*Stated exercise:* Transcribe every line from the top down to the line with "5, 5, 5, 5, 5];", both ends included, but not the pictures.

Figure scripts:
────────────────────────────────────────

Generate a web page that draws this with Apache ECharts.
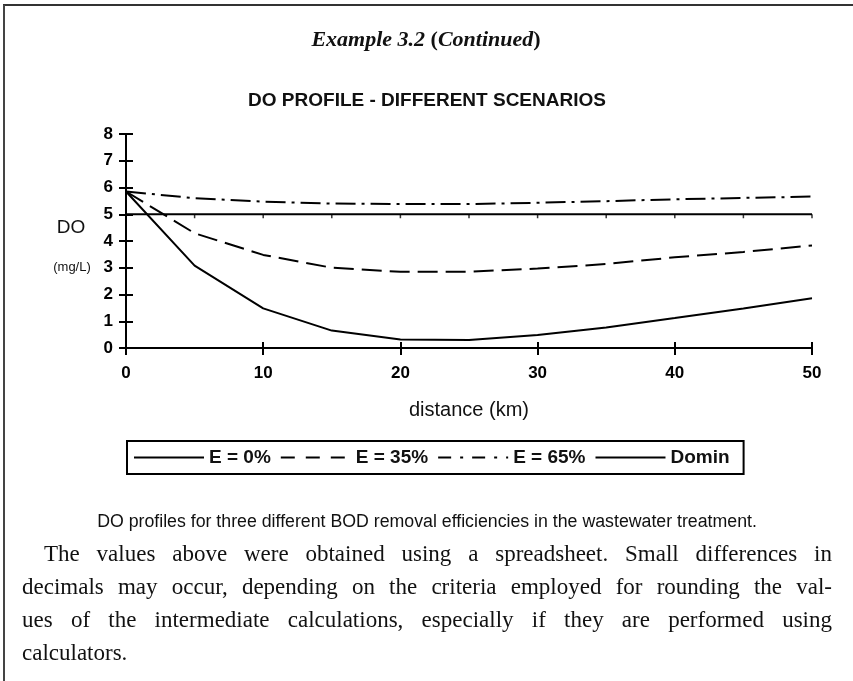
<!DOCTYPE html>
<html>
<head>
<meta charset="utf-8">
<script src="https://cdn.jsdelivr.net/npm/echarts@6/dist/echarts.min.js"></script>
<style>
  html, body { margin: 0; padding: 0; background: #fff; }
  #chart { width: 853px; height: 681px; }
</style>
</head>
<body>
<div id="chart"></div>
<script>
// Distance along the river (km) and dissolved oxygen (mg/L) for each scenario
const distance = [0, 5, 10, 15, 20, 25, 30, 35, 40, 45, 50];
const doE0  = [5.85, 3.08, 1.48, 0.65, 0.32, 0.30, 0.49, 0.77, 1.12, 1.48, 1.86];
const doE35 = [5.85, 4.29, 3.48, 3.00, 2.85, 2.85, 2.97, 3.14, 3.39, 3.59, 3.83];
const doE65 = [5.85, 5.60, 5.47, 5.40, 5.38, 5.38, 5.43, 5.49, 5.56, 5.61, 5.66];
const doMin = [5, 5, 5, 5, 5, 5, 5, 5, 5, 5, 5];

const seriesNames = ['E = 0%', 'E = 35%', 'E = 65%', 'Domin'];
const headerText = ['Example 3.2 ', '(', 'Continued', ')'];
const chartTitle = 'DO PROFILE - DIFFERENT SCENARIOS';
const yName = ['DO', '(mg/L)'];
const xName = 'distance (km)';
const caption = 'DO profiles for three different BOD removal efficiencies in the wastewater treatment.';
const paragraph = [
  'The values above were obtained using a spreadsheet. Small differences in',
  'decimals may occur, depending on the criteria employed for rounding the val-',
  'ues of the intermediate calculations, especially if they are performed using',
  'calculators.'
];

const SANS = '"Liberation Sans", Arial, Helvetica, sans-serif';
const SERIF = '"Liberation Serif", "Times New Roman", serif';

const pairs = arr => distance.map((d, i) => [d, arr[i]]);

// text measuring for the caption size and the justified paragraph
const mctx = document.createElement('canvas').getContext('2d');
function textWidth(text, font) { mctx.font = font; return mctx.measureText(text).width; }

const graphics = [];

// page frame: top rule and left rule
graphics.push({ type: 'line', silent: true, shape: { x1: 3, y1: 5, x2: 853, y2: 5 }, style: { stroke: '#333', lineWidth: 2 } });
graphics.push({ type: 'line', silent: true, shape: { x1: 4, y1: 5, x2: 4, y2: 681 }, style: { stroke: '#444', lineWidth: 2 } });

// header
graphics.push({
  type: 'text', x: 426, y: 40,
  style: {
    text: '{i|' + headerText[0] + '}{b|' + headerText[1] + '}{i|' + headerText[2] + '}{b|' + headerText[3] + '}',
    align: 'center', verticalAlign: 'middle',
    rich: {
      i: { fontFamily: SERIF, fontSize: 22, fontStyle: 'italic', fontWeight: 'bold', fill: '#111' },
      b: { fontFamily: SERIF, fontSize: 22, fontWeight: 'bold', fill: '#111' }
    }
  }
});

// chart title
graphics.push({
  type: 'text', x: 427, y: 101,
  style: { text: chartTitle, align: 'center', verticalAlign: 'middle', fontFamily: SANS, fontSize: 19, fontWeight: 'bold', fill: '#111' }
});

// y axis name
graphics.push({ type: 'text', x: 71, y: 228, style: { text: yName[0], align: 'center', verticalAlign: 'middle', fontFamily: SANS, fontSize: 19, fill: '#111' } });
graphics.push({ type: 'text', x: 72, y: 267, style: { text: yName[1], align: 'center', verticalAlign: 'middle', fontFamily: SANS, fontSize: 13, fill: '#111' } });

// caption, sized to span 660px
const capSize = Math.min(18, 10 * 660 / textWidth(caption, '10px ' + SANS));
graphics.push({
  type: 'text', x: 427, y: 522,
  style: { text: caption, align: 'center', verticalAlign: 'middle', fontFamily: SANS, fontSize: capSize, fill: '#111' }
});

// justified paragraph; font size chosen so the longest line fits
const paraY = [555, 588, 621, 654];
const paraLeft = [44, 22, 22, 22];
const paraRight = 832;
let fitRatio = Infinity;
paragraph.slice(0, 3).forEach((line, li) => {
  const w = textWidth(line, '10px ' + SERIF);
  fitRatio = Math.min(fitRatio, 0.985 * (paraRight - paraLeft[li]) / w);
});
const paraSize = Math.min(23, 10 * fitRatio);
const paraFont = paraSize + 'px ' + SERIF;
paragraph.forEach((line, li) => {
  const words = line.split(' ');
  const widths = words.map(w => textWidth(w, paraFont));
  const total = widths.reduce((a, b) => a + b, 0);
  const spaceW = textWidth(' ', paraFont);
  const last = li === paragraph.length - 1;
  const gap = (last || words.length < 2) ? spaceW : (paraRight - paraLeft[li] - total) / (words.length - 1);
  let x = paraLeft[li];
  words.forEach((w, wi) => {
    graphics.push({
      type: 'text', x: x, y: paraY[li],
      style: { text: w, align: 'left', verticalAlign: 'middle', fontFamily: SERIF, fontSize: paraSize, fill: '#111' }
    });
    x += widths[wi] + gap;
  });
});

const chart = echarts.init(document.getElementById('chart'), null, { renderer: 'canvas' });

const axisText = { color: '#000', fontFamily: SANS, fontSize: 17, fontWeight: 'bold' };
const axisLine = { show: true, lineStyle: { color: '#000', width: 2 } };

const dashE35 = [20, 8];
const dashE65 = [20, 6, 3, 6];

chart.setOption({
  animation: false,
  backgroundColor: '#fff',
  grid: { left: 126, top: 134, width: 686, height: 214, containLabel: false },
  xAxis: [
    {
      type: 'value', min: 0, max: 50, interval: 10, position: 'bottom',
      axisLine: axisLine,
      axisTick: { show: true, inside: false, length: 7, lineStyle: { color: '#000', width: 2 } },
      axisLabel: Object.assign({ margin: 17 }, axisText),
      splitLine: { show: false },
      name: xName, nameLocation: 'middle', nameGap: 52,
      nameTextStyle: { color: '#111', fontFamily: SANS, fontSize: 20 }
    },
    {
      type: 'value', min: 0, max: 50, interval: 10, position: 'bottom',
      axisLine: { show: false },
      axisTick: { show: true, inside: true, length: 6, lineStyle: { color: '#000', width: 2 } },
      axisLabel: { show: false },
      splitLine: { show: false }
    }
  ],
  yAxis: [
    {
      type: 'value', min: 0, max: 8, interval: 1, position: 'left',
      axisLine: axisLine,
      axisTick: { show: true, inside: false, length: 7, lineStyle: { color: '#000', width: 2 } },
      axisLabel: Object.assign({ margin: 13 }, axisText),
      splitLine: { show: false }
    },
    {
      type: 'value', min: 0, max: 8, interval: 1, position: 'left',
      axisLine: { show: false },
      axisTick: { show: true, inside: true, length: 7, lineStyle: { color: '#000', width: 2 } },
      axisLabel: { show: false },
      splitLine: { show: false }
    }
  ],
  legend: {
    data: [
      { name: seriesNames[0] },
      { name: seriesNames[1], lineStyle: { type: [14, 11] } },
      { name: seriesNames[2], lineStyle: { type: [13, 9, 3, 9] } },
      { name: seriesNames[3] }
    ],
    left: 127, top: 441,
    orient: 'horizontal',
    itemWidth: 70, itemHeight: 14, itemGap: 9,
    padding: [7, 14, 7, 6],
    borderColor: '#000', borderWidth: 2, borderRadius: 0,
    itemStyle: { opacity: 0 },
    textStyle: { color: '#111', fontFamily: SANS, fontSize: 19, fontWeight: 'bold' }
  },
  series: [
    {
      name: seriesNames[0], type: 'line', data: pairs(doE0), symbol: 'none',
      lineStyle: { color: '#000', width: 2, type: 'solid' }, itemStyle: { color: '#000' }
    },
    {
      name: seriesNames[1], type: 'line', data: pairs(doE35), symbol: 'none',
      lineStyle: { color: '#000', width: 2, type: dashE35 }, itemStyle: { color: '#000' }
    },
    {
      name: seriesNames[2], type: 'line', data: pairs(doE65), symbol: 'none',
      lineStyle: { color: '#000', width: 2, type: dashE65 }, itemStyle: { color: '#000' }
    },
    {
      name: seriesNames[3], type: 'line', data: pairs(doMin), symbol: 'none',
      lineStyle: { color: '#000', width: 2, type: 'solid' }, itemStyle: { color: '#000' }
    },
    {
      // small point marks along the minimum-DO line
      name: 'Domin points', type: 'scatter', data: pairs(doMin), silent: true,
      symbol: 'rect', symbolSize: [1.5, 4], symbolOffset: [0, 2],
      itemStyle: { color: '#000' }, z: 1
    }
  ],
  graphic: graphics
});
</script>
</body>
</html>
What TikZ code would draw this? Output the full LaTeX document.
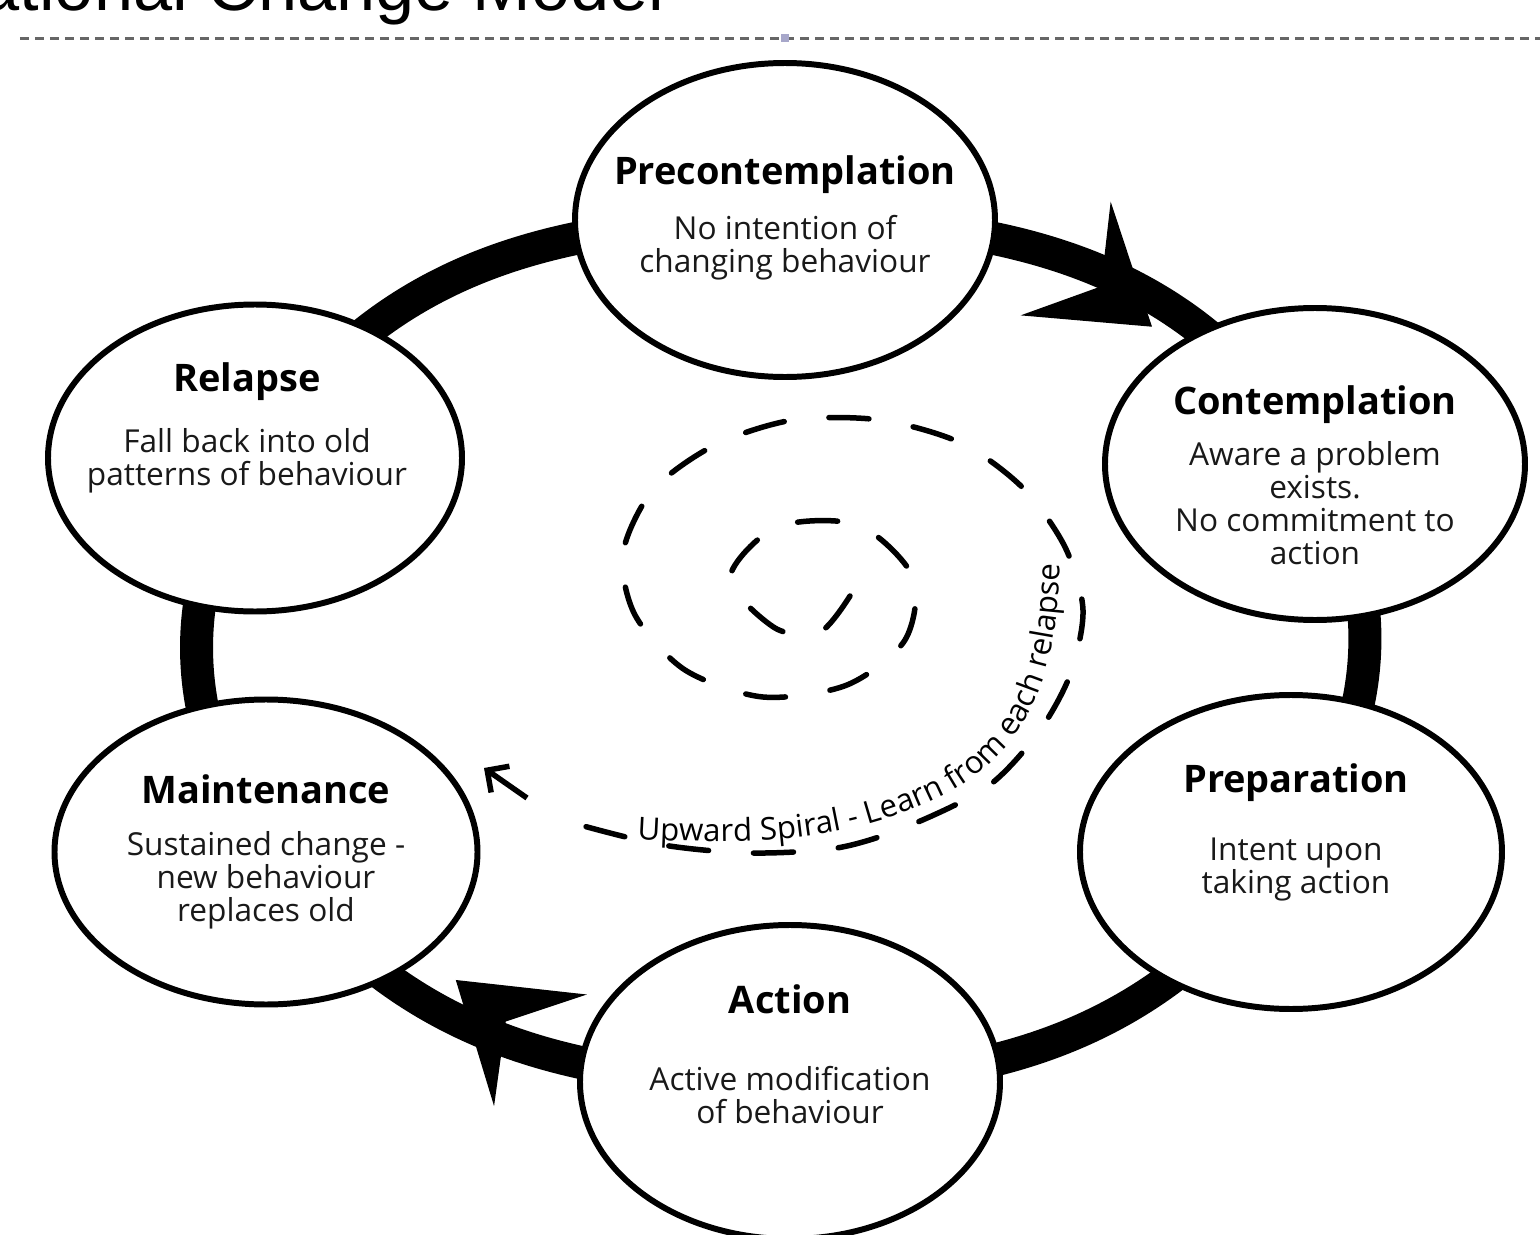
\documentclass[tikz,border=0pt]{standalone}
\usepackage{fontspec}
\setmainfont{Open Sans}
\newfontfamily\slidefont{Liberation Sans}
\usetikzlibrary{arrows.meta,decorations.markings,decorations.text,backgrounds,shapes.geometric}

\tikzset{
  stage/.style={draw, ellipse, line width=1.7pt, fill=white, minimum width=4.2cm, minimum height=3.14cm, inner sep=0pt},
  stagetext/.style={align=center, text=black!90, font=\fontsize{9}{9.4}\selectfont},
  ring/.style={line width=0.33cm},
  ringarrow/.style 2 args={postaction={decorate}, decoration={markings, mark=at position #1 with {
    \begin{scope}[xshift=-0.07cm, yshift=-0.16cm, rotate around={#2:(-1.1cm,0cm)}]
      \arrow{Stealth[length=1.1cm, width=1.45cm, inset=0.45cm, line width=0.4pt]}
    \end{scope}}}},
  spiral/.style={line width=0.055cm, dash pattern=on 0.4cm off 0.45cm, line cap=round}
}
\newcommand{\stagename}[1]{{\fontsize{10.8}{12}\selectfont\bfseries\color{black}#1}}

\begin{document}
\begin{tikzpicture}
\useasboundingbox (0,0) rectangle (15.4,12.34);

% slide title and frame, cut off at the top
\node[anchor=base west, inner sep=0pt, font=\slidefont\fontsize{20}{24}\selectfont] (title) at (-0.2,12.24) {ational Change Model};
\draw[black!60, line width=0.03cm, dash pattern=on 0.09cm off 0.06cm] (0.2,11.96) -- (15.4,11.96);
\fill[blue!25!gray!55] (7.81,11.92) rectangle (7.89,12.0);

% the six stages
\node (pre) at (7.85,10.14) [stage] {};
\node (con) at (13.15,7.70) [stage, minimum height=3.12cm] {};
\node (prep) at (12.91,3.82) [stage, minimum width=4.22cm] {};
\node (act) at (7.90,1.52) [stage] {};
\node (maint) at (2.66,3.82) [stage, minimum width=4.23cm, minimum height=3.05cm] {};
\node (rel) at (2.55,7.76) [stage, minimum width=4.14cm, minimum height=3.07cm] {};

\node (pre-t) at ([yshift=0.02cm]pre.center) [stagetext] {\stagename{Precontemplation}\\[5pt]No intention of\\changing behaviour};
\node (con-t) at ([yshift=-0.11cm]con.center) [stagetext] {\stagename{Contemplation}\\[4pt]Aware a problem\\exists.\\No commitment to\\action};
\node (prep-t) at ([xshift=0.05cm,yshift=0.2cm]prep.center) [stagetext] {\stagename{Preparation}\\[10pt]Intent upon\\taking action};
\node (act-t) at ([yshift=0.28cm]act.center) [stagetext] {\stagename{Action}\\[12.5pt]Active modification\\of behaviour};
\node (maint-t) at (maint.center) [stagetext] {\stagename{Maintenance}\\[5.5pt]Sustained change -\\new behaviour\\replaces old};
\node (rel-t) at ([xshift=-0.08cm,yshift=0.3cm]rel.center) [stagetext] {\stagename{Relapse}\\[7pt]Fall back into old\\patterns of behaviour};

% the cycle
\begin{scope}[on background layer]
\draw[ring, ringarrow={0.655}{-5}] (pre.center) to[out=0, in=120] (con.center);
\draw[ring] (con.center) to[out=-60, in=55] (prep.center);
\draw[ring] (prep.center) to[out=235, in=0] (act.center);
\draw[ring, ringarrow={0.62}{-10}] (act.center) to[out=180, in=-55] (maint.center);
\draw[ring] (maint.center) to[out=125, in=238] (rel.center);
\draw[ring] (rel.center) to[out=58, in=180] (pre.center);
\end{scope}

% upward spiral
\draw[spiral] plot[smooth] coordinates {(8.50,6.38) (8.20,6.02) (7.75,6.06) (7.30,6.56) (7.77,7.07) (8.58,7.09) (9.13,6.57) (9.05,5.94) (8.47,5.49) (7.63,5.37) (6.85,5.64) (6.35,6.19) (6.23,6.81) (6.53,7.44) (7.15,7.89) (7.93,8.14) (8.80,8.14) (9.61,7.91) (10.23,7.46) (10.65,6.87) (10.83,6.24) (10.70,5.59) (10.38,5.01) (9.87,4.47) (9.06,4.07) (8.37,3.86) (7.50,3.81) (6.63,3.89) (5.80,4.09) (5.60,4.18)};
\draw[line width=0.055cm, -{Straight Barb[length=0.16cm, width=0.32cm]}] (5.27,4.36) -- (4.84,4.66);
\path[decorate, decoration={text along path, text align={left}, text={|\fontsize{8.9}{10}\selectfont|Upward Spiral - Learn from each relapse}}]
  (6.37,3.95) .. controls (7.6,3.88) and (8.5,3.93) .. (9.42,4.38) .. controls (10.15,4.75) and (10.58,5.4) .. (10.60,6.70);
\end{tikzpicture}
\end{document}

────────────────────────────────────────

*Written answer:*
Generate a web page that draws this with Apache ECharts.
<!DOCTYPE html>
<html>
<head>
<meta charset="utf-8">
<script src="https://cdn.jsdelivr.net/npm/echarts@6/dist/echarts.min.js"></script>
<style>
  html, body { margin: 0; padding: 0; background: #fff; }
  #chart { width: 853px; height: 681px; }
</style>
</head>
<body>
<div id="chart"></div>
<script>
// Distance along the river (km) and dissolved oxygen (mg/L) for each scenario
const distance = [0, 5, 10, 15, 20, 25, 30, 35, 40, 45, 50];
const doE0  = [5.85, 3.08, 1.48, 0.65, 0.32, 0.30, 0.49, 0.77, 1.12, 1.48, 1.86];
const doE35 = [5.85, 4.29, 3.48, 3.00, 2.85, 2.85, 2.97, 3.14, 3.39, 3.59, 3.83];
const doE65 = [5.85, 5.60, 5.47, 5.40, 5.38, 5.38, 5.43, 5.49, 5.56, 5.61, 5.66];
const doMin = [5, 5, 5, 5, 5, 5, 5, 5, 5, 5, 5];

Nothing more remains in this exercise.